A Muslim group said that the Ayodhya land dispute case should be resolved through an out-of-court settlement and suggested that the community should hand over the plot to the Centre as a “goodwill gesture”, PTI reported. The group, called Indian Muslims for peace, issued the statement after a meeting on Thursday in which they decided to favour a settlement.

“Keeping in view of our secular, democratic fabric and centuries old relations with our Hindu brothers, the disputed land owned by Muslims of India may be handed over by Honourable Supreme Court of India to Government of India as a goodwill gesture for attaining communal harmony and lasting peace in the Country,” the group’s convenor, Kalam Khan, said.

Members of the group include former Aligarh Muslim University Vice Chancellor Lieutenant General (retired) Zameer Uddin Shah, former Indian Police Service officer Nisar Khan, and former Indian Administrative Services officer Anis Ansari. “The intention of our meeting is that in case of a court settlement, nobody will be a winner,” Shah said, according to The Indian Express. “In case of a negotiated settlement, there will be winners on both sides. Our attempt is to give impetus to an out-of-court settlement.”

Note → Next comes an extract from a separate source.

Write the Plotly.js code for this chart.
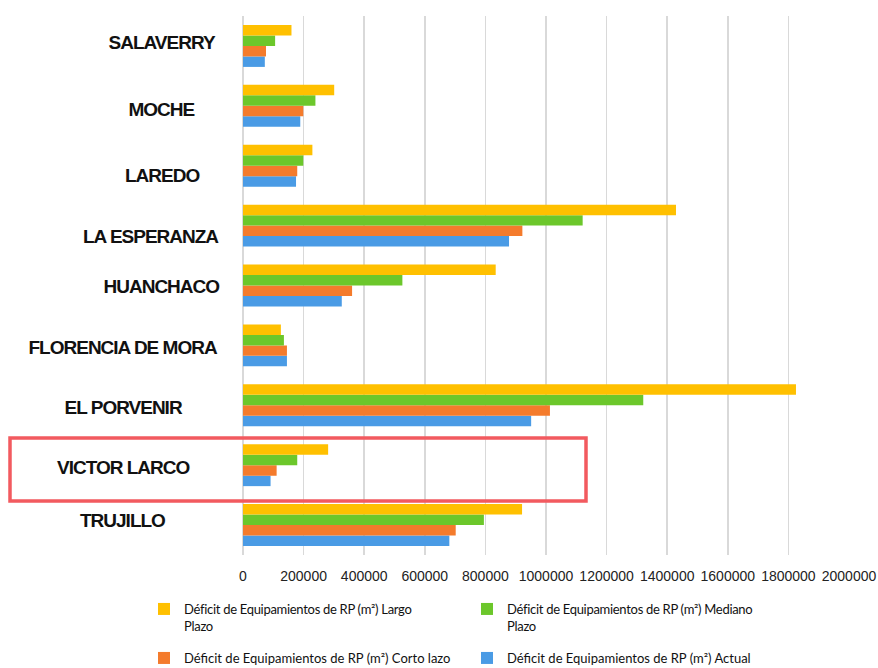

Shah added that even if the Supreme Court was in favour of the Muslim parties, it would be impossible to rebuild the mosque. “I also want the Supreme Court to give a verdict in favour of the majority community to end the dispute,” he said, according to Hindustan Times. “Hindus have been worshipping there (Ram Janmabhoomi) for a long time. The court verdict will be in favour of either party (Hindus or Muslims). This will lead to acrimonious relationship between the two communities.”

The former Army general said that the Sunni Central Wakf Board also supported the group’s opinion on the case. Shah said the decision of the Indian Muslims for Peace would be forwarded to the Wakf Board and then sent to the Supreme Court.

Shah said the group had been pushing for an out-of-court settlement on the matter for a year-and-a-half and that this was their last effort to do so. He said if the case was resolved amicably, it would be good for the country.

The Ayodhya dispute has been going on for several decades, with both Hindu and Muslim groups claiming their right to the land. The Babri Masjid stood there before it was demolished in 1992 by Hindutva activists. A five-judge Constitution bench of the Supreme Court, headed by Chief Justice of India Ranjan, has been daily hearing cases since August. Last week, the top court said it would complete arguments by October 17.